BENDING OVER BACKWARDS
Palestinians call the barrier project a land grab which loops around Jewish settlements and slices through swathes of Palestinian farmland throughout the West Bank. Completion of the Jerusalem section is due by 2010.
There are more than 600 Israeli roadblocks or military checkpoints in the West Bank, some of which severely restrict movement for Palestinians and choke internal trade.
Travellers complain of long delays, forced detours and rules that can change unpredictably at the whim of soldiers on duty.
It was a military order by Major-General Gadi Shamni on Jan. 5 which announced the closure of the al-Ram gate due to unspecified "special security circumstances in the area".
Shamni cited "the need for steps to prevent terrorist attacks and to prevent the exit of attackers from the area and their entry into Israel". He said access henceforth would be through checkpoints "set and determined by myself".
Salaymeh said some 5,000 students from the area needed to go to Jerusalem daily to study, and their passage through military checkpoints meant the journey now took up to two hours.
Dore Gold, a senior adviser to Prime Minister-designate Benjamin Netanyahu, said: "Past Israeli governments have bent over backwards ... to try and minimise the effects of the security fence on the everyday lives of Palestinian population."
Netanyahu wants a peace process, based on economic progress, enhanced security, and dialogue, Gold said this week. "For the economic peace component to work, he will be paying very close attention to issues like checkpoints, roadblocks, to see whether we can address the concerns of the Palestinians."
Some 260,000 Arabs, most of them Muslim, live in Arab East Jerusalem, which Israel captured in the 1967 Middle East war and annexed, in a move that has not won international recognition.
VALUED PERMITS
Israel says the holy city is its capital and will remain so.

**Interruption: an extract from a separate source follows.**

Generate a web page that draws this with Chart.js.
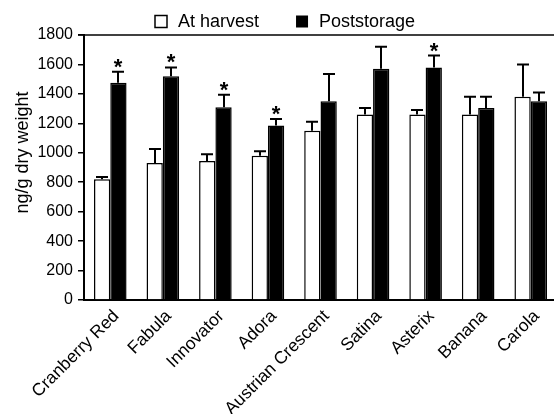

Palestinians want the eastern half of the city as the capital of the state they hope to establish in the West Bank and Gaza Strip.
Palestinians who are residents of what Israel terms "united" Jerusalem carry special identity cards, giving them access to jobs, welfare and health services, plus freedom of movement denied to their kin who reside in the occupied West Bank.
Al-Ram residents with such cards fear they may soon lose them, because they now live outside the municipality. Israel denies it is slowly shutting Palestinians out.
Ahmad Sub Laban is a researcher for Ir Amim, an Israeli rights group advocating equality in Jerusalem. He has an Israeli ID card, but now lives on the other side of Israel's wall.
"When they closed the gate, that's when they completely ruined our lives," said Sub Laban, who works in West Jerusalem.
Conversely, up to 200 al-Ram Palestinians with West Bank ID cards now find themselves residing on the Jerusalem side of the wall but working or studying in the West Bank, he says.
They are cut off from al-Ram municipal services but have no access to Israeli services. They can't go anywhere in Jerusalem except for the area where they live, and they need a permit.